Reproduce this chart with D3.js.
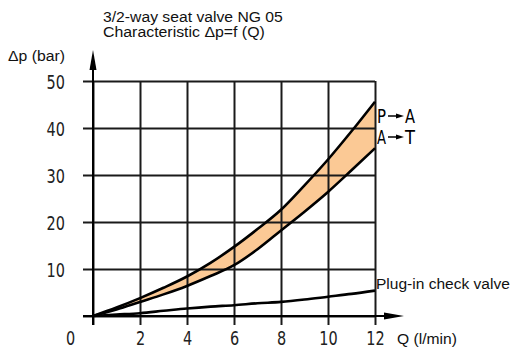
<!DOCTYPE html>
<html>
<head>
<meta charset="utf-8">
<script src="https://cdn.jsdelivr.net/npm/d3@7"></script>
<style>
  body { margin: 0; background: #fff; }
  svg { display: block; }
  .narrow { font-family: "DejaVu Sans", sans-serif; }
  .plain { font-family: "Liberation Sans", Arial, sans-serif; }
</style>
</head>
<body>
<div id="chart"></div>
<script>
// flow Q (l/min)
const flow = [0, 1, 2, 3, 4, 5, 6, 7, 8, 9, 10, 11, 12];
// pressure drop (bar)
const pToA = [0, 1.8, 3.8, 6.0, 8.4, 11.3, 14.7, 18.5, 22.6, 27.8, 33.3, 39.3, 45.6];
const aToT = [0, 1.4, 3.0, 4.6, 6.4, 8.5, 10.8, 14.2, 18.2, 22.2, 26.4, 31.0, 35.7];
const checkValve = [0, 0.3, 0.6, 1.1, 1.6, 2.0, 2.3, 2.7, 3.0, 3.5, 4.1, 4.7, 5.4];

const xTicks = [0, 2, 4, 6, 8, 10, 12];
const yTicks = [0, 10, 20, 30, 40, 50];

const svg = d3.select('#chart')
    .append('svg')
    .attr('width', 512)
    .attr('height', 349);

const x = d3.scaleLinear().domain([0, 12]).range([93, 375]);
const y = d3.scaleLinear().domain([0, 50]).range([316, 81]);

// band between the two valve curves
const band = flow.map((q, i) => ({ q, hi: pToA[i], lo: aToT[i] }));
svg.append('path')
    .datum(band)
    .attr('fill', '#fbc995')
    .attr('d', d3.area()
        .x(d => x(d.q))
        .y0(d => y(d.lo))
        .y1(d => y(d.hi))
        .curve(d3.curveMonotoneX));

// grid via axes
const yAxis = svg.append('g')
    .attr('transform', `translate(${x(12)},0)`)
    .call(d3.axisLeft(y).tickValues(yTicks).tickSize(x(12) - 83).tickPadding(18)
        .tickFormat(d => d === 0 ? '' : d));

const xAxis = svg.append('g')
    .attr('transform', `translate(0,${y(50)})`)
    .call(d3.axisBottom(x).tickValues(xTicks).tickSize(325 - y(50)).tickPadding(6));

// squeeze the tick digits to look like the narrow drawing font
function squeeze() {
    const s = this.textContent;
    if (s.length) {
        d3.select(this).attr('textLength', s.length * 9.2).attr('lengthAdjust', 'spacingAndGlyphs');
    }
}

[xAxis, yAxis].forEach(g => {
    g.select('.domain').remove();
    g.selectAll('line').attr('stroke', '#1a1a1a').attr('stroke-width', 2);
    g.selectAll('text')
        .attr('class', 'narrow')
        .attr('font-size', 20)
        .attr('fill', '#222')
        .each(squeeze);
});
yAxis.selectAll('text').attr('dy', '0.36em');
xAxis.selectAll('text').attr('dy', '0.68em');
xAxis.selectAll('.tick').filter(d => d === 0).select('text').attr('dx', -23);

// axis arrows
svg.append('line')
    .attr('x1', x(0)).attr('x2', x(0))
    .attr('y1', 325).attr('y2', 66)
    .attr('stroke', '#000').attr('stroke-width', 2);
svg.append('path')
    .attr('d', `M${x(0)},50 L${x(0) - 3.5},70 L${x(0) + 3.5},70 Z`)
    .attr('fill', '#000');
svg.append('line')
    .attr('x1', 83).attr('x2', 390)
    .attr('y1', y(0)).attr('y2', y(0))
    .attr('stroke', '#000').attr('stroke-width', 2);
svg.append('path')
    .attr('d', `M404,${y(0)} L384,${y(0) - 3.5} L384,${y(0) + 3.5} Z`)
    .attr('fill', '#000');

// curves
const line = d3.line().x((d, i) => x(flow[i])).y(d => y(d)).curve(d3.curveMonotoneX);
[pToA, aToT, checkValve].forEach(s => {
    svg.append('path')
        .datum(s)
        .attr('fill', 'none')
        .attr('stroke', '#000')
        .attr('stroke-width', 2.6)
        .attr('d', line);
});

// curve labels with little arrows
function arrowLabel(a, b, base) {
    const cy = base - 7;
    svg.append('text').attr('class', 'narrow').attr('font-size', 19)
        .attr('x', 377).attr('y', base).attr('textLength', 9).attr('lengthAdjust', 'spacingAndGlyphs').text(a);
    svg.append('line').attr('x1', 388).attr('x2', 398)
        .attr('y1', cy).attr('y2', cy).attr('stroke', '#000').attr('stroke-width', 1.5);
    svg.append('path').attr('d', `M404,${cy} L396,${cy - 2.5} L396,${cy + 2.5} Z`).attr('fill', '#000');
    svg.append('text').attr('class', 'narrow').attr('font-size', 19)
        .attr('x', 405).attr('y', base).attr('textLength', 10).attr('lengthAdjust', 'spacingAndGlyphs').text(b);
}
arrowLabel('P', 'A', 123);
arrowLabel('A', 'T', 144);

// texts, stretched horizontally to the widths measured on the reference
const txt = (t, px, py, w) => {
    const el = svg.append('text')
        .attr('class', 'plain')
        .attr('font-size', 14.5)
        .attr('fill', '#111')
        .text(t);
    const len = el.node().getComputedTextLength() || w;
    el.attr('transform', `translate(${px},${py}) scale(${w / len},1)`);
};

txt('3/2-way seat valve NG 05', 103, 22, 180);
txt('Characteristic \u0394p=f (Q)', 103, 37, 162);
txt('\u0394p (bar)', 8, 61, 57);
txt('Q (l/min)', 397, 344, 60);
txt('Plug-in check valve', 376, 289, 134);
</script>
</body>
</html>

...

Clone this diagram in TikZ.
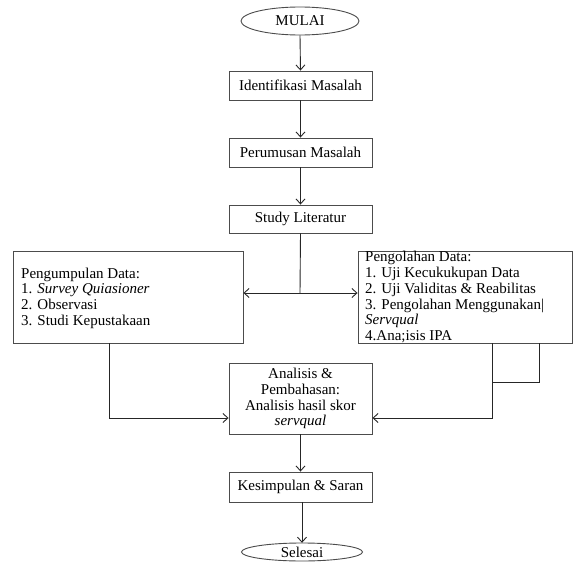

* * *

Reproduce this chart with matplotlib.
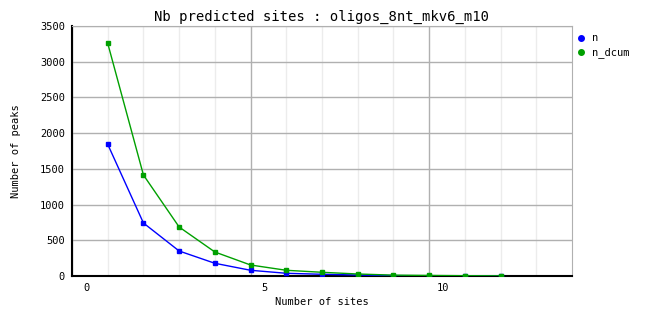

* **What you have to do**
Pictures are excluded. Repeat exactly the lines from the one containing "Reproduce this chart with D3.js." to the one containing "const y = d3.scaleLinear().domain([0, 50]).range([316, 81]);", inclusive.

* **Response**
Reproduce this chart with D3.js.
<!DOCTYPE html>
<html>
<head>
<meta charset="utf-8">
<script src="https://cdn.jsdelivr.net/npm/d3@7"></script>
<style>
  body { margin: 0; background: #fff; }
  svg { display: block; }
  .narrow { font-family: "DejaVu Sans", sans-serif; }
  .plain { font-family: "Liberation Sans", Arial, sans-serif; }
</style>
</head>
<body>
<div id="chart"></div>
<script>
// flow Q (l/min)
const flow = [0, 1, 2, 3, 4, 5, 6, 7, 8, 9, 10, 11, 12];
// pressure drop (bar)
const pToA = [0, 1.8, 3.8, 6.0, 8.4, 11.3, 14.7, 18.5, 22.6, 27.8, 33.3, 39.3, 45.6];
const aToT = [0, 1.4, 3.0, 4.6, 6.4, 8.5, 10.8, 14.2, 18.2, 22.2, 26.4, 31.0, 35.7];
const checkValve = [0, 0.3, 0.6, 1.1, 1.6, 2.0, 2.3, 2.7, 3.0, 3.5, 4.1, 4.7, 5.4];

const xTicks = [0, 2, 4, 6, 8, 10, 12];
const yTicks = [0, 10, 20, 30, 40, 50];

const svg = d3.select('#chart')
    .append('svg')
    .attr('width', 512)
    .attr('height', 349);

const x = d3.scaleLinear().domain([0, 12]).range([93, 375]);
const y = d3.scaleLinear().domain([0, 50]).range([316, 81]);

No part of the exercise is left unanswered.